Current sizes (April 2026)

  • Claude Sonnet 4.6 / Opus 4.7 — 200k standard, 1M in the [1m] tier.
  • GPT-5 — 400k context, 128k max output.
  • Gemini 2.5 Pro — 2M tokens.
  • Most open models — 8k to 128k depending on the build.

A million tokens is roughly 750k English words or 50k lines of TypeScript.

What you can't do with a huge window

A big number on the spec sheet does not mean the model uses all of it equally well. Three practical limits:

  • Attention dilution. Retrieval accuracy degrades toward the middle of long contexts — the "lost in the middle" effect. Most models recall the start and end far better.
  • Cost scales linearly. Every token in the window is billed per call. A 500k-token prompt at Opus rates costs several dollars each turn.
  • Latency scales super-linearly. Time to first token grows fast past 100k, even with speculative decoding.
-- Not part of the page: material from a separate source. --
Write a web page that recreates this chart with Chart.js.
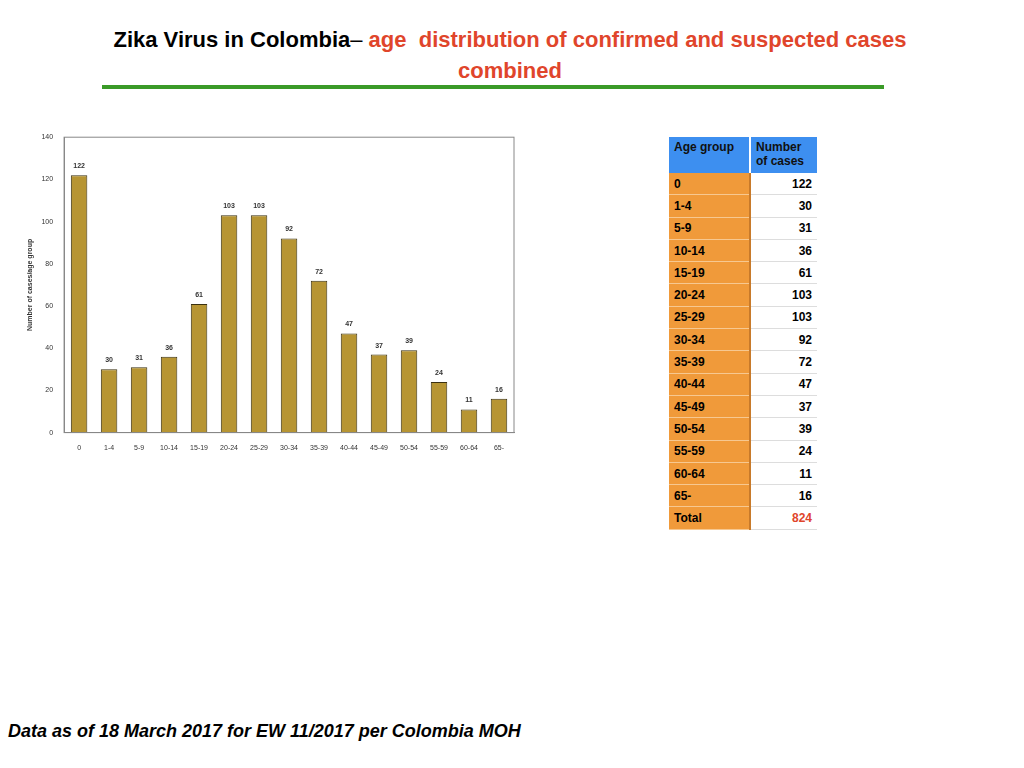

When to use a large window

  • Feeding a whole codebase for a refactor review.
  • Long legal documents where chunking would lose cross-references.
  • Multi-turn conversations with dense tool output (logs, data tables).

When NOT to

  • RAG over a fixed knowledge base — retrieve the top-5 chunks and save 95% on tokens.
  • Repeated queries over the same corpus — embed once, search many times.
  • Simple Q&A — a 4k context with a good prompt beats a 200k context stuffed with noise.

Practical tip

Measure recall. Drop a needle (a unique sentence) at depth 10%, 50%, and 90% of your prompt and ask the model to return it. If 50%-depth recall is below 90%, you're past the useful window for that model and should switch to retrieval.